If you’re struggling to demonstrate the value of going paperless to upper management, focus on these three words: Return. On. Investment. While management may not notice that employees waste hours during the day simply finding and retrieving hard copy records, if you can demonstrate how a paperless office would generate a significant return on investment, you may just get their attention.

Take initiative and set goals for increased productivity and reduced overhead costs. Take into account time spent on tedious manual processes, searching for and routing paper documents, and storing piles of paper in organized file cabinets that are consuming valuable space and create a cost savings analysis by calculating time spent of document management, the average employee hourly rate (labor), in-house scanning and shredding equipment, etc…

We typically find that organizations can easily spend between $800 and $2500 per month n document management after labor and overhead costs are calculated. Those costs by almost $400 if you include more labor-intensive tasks such as document preparation, scanning, and indexing. By adding together document handling costs, in-house storage and scanning expenses, and time spent you generate a realistic estimate for your document expenses today.

How to Create Automated Workflows that Include Signatures and Approvals

Some employees may be hesitant to transition to a paperless office because, let’s be honest, it’s easier to say “We’ve always done it this way,” than to create a new process that requires change. Change is hard and needs prioritization. Whether your business still requires signatures on paper for invoicing, shipping, customer service, verifications or more, an electronic document workflow solution can address those concerns by streamlining the entire process with electronic forms and records that can easily be verified, approved, and signed electronically. Not only that, but electronic documents can be instantly routed to decision makers or customers and records can be searched and found in seconds from the convenience of your desktop. Time spent on invoice processing and check requests can be cut in half, allowing staff to become more efficient and less prone to manual bottlenecks.
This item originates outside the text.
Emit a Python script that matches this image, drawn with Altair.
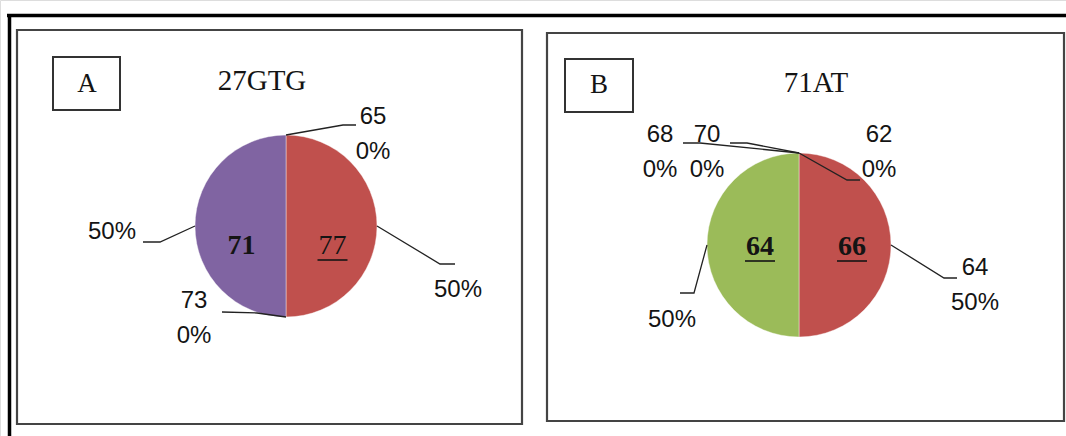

How to Choose a Paperless Office Strategy That’s Right for You

The phrase “The more you know…” has never been more applicable than when it comes to making decisions about the future of document management in your office. If you don’t know your paper-free options, it’s difficult to create a new strategy. Here are some ways to help your office become more paperless:

  • Offsite document storage: store active and archived records offsite with a secure document storage provider. This will free up valuable space in your office and allow you to focus on converting to electronic process without the hassle of struggling to organize old paper files.

    • Monthly document scanning: whether you decide to employ desktop scanners at each employee’s desk or outsource your document scanning to another provider, prioritizing digital conversion is an essential component of going paperless. Identify documents that can easily serve their purpose in an electronic format and start with those. Incorporate document scanning into your overall record retention strategy. This is a great place to start.

    • Electronic document management software: If you’ve already initiated storing records offsite and you have a good document scanning schedule in place, the next step is to implement an electronic document management software that helps you store and manage the electronic records that you’ve scanned.

How to Remain Compliant with an Electronic Document Software

Although it may seem like digital conversion could disrupt your security and compliance protocols in the office, going paperless can actually improve data security, simplify compliance, and assist you during audits by tracking activity within the system, controlling version changes, governing workflows, and more.

Record Storage Systems, electronic document software allows you to access complete audit reports and create review/approval processes. You never have to worry about misplaced paper records, incorrect versions, or wondering who the last person to touch an important document was. By automating document control and workflow, you can ensure all processes meet regulatory and compliance standards — giving you peace of mind when it comes time for an audit.